▸ **WRITTEN PROBLEM**: Transcribe every line from the top down to the line with "ax = fig.add_axes([110/689, 1", both ends included, but not the pictures.

▸ **GIVEN MATERIAL**:
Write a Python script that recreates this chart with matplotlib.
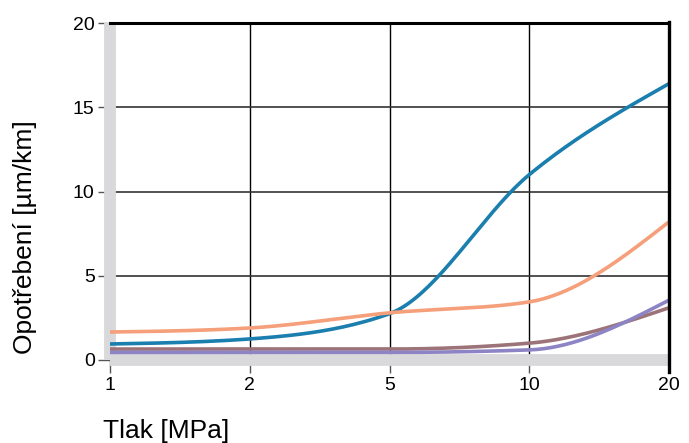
import numpy as np
import matplotlib.pyplot as plt

plt.rcParams['font.family'] = ['Liberation Sans', 'DejaVu Sans']

# data
tlak = ['1', '2', '5', '10', '20']
modra = [0.95, 1.25, 2.75, 11.0, 16.4]
oranzova = [1.66, 1.9, 2.8, 3.45, 8.2]
hneda = [0.65, 0.65, 0.65, 1.0, 3.1]
fialova = [0.45, 0.45, 0.45, 0.6, 3.55]

barvy = ['#1a7fae', '#f59f7b', '#9c7378', '#8c84c4']


def monotone_curve(xs, ys, n=40):
    # monotone cubic (like d3 curveMonotoneX), only used to draw a smooth line
    xs = np.asarray(xs, float)
    ys = np.asarray(ys, float)
    h = np.diff(xs)
    s = np.diff(ys) / h
    t = np.zeros(len(xs))
    for i in range(1, len(xs) - 1):
        p = (s[i - 1] * h[i] + s[i] * h[i - 1]) / (h[i - 1] + h[i])
        t[i] = (np.sign(s[i - 1]) + np.sign(s[i])) * min(abs(s[i - 1]), abs(s[i]), 0.5 * abs(p))
    t[0] = (3 * s[0] - t[1]) / 2
    t[-1] = (3 * s[-1] - t[-2]) / 2
    out_x, out_y = [], []
    for i in range(len(xs) - 1):
        u = np.linspace(0, 1, n)
        x0, x1 = xs[i], xs[i + 1]
        y0, y1 = ys[i], ys[i + 1]
        dx = (x1 - x0) / 3
        c0 = (x0, y0)
        c1 = (x0 + dx, y0 + dx * t[i])
        c2 = (x1 - dx, y1 - dx * t[i + 1])
        c3 = (x1, y1)
        bx = (1-u)**3*c0[0] + 3*(1-u)**2*u*c1[0] + 3*(1-u)*u**2*c2[0] + u**3*c3[0]
        by = (1-u)**3*c0[1] + 3*(1-u)**2*u*c1[1] + 3*(1-u)*u**2*c2[1] + u**3*c3[1]
        out_x.extend(bx)
        out_y.extend(by)
    return out_x, out_y


fig = plt.figure(figsize=(6.89, 4.43), dpi=100)
ax = fig.add_axes([110/689, 1 - 360/443, 559/689, 337/443])

pos = np.arange(len(tlak))
for serie, c in zip([modra, oranzova, hneda, fialova], barvy):
    cx, cy = monotone_curve(pos, serie)
    ax.plot(cx, cy, color=c, lw=2.6, zorder=4, clip_on=False, solid_capstyle='butt')

ax.set_xlim(0, 4)
ax.set_ylim(0, 20)
ax.set_xticks(pos)
ax.set_xticklabels(tlak)
ax.set_yticks([0, 5, 10, 15, 20])

for x in [1, 2, 3]:
    ax.axvline(x, color='black', lw=1.0, zorder=1)
for y in [5, 10, 15]:
    ax.axhline(y, color='#333333', lw=1.2, zorder=1)

for side in ['left', 'bottom']:
    ax.spines[side].set_color('#d9d9db')
    ax.spines[side].set_linewidth(8.5)
    ax.spines[side].set_capstyle('butt')
ax.spines['top'].set_color('black')
ax.spines['top'].set_linewidth(2.2)
ax.spines['right'].set_visible(False)
ax.axvline(4, ymin=-0.035, ymax=1.003, color='black', lw=2.4, clip_on=False, zorder=5)

ax.tick_params(axis='both', length=9, width=1, color='#555555', labelsize=14,
               labelcolor='black')
ax.tick_params(axis='y', pad=2)
ax.tick_params(axis='x', pad=3)

fig.text(25/689, 1 - 237/443, 'Opotřebení [µm/km]', fontsize=19, rotation=90,
         ha='center', va='center')
fig.text(103/689, 1 - 431/443, 'Tlak [MPa]', fontsize=19, ha='left', va='center')

fig.savefig('out.png', dpi=100)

▸ **OUTPUT FOR THIS TASK**:
Write a Python script that recreates this chart with matplotlib.
import numpy as np
import matplotlib.pyplot as plt

plt.rcParams['font.family'] = ['Liberation Sans', 'DejaVu Sans']

# data
tlak = ['1', '2', '5', '10', '20']
modra = [0.95, 1.25, 2.75, 11.0, 16.4]
oranzova = [1.66, 1.9, 2.8, 3.45, 8.2]
hneda = [0.65, 0.65, 0.65, 1.0, 3.1]
fialova = [0.45, 0.45, 0.45, 0.6, 3.55]

barvy = ['#1a7fae', '#f59f7b', '#9c7378', '#8c84c4']


def monotone_curve(xs, ys, n=40):
    # monotone cubic (like d3 curveMonotoneX), only used to draw a smooth line
    xs = np.asarray(xs, float)
    ys = np.asarray(ys, float)
    h = np.diff(xs)
    s = np.diff(ys) / h
    t = np.zeros(len(xs))
    for i in range(1, len(xs) - 1):
        p = (s[i - 1] * h[i] + s[i] * h[i - 1]) / (h[i - 1] + h[i])
        t[i] = (np.sign(s[i - 1]) + np.sign(s[i])) * min(abs(s[i - 1]), abs(s[i]), 0.5 * abs(p))
    t[0] = (3 * s[0] - t[1]) / 2
    t[-1] = (3 * s[-1] - t[-2]) / 2
    out_x, out_y = [], []
    for i in range(len(xs) - 1):
        u = np.linspace(0, 1, n)
        x0, x1 = xs[i], xs[i + 1]
        y0, y1 = ys[i], ys[i + 1]
        dx = (x1 - x0) / 3
        c0 = (x0, y0)
        c1 = (x0 + dx, y0 + dx * t[i])
        c2 = (x1 - dx, y1 - dx * t[i + 1])
        c3 = (x1, y1)
        bx = (1-u)**3*c0[0] + 3*(1-u)**2*u*c1[0] + 3*(1-u)*u**2*c2[0] + u**3*c3[0]
        by = (1-u)**3*c0[1] + 3*(1-u)**2*u*c1[1] + 3*(1-u)*u**2*c2[1] + u**3*c3[1]
        out_x.extend(bx)
        out_y.extend(by)
    return out_x, out_y


fig = plt.figure(figsize=(6.89, 4.43), dpi=100)
ax = fig.add_axes([110/689, 1 - 360/443, 559/689, 337/443])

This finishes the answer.